4. Situation reports (sitreps)
The sitrep is the main vehicle for communication between the CO and other parts of CARE International, so it is critically important that the CO ensures that sitreps are of a high quality. The sitrep is often the only tool that CARE International stakeholders have to monitor the appropriateness and effectiveness of the response. Rightly or wrongly, a poor-quality sitrep will be seen as an indication that the overall response may not be effective. It is therefore important to get the sitrep right and make sure it is an accurate reflection of CARE’s response on the ground.
It is important that the IMO liaises with other members of the emergency team to gather inputs for the sitrep in time for its release. All critical CO information must be included.
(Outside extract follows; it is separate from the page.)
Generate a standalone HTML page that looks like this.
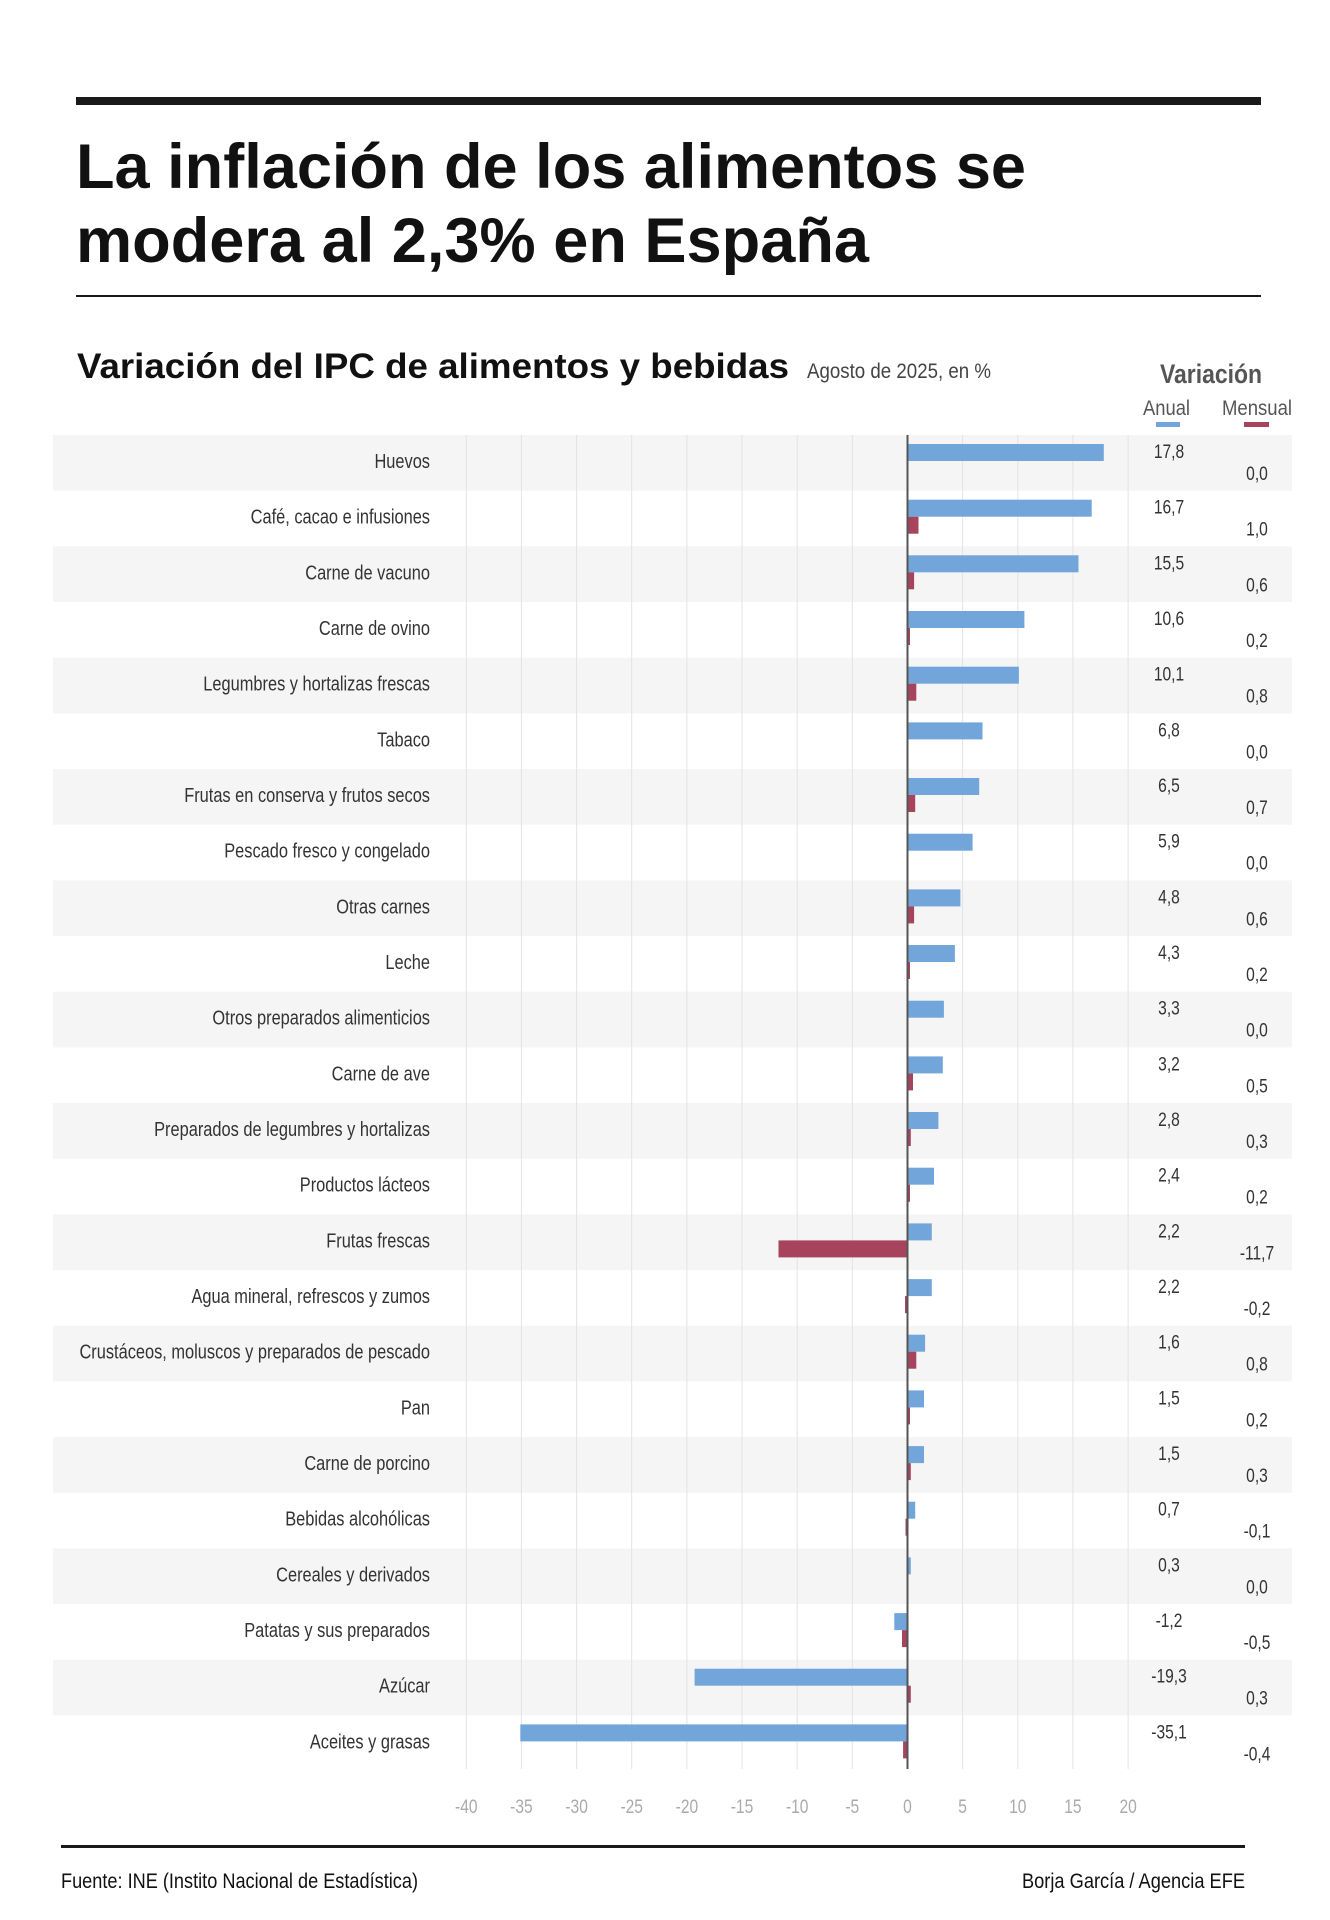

Other team members are responsible for assisting the IMO with information from their areas of responsibility.
- Put in place a system to prepare regular situation reports.
- Establish and agree with the CCG the frequency of situation reports.
- Follow the CARE International situation report format.
- Include key annexes with each situation report.
- Ensure the situation report is approved by the Country Director.
- Distribute the situation report to key stakeholders on agreed dates.
After sending an initial alert, the CO should begin sending regular sitreps to update on the humanitarian situation, and CARE’s planning and response.
The frequency of sitreps will be decided at the outset of the emergency in consultation by the CCG, usually during the first CCG call (refer to Protocol A2 Emergency typology). The frequency of sitreps should also be revised as time progresses, with sitreps commonly being more frequent in the first four weeks of the emergency.
The CO should advise the recipients as mentioned in the paragraph 3. 2.about the agreed frequency and on what days that sitreps can be expected. When the frequency is revised the same recipients should be advised of the new schedule.
The following gives a basic guide to the typical frequency of situation reports:
- Beginning of a quickly-evolving emergency: daily or once every two days;
- Emergency and response settle into a more predictable pattern: twice a week (typically Monday and Thursday);
- Emergency gradually stabilises: once a week, and then once a fortnight;
- Protracted emergency: once a month.
The sitrep is drafted by the IMO, reviewed and cleared by the Emergency Coordinator, and authorised by the Country Director. Where there is no IMO, usually the Emergency Coordinator or Assistant Country Director/Programme prepares the sitrep although other roles (such as the Media or Communications Office) can also undertake this task. However, in any large emergency, the Country Director and ACD P will be quickly overwhelmed and an IMO must be in place as soon as possible. The responsibility of preparing the sitrep should be allocated to an ERT member as early as possible.
The sitrep should include up-to-date, accurate and specific data about the humanitarian situation, and about CARE’s response. It is particularly important that the sitrep provides details of CARE’s response and of the actual relief delivered to beneficiaries. It should be concise and straight to the point. Please also ensure to highlight how the response is addressing gender and the specific needs of men, women, girls and boys.
For a type 4 emergency or a type 2 when requested, the sitrep should be sent with the following attachments:
- Funding Matrix which includes secured and proposal pipeline funding prepared and maintained by proposal writer or grant management team (CEG will provide an initial draft);
- Staffing Matrix prepared and maintained by Human Resources Manager (CEG will support on initial draft).
The IMO should coordinate with the proposal writer/grant management team and Human Resources Manager to ensure updated annexes are prepared in time for each sitrep.
Emergency alerts and sitreps must be sent to the CARE International network in English. If the CO operates in a language other than English, the CO should arrange rapid and immediate translation of situation reports before distributing them.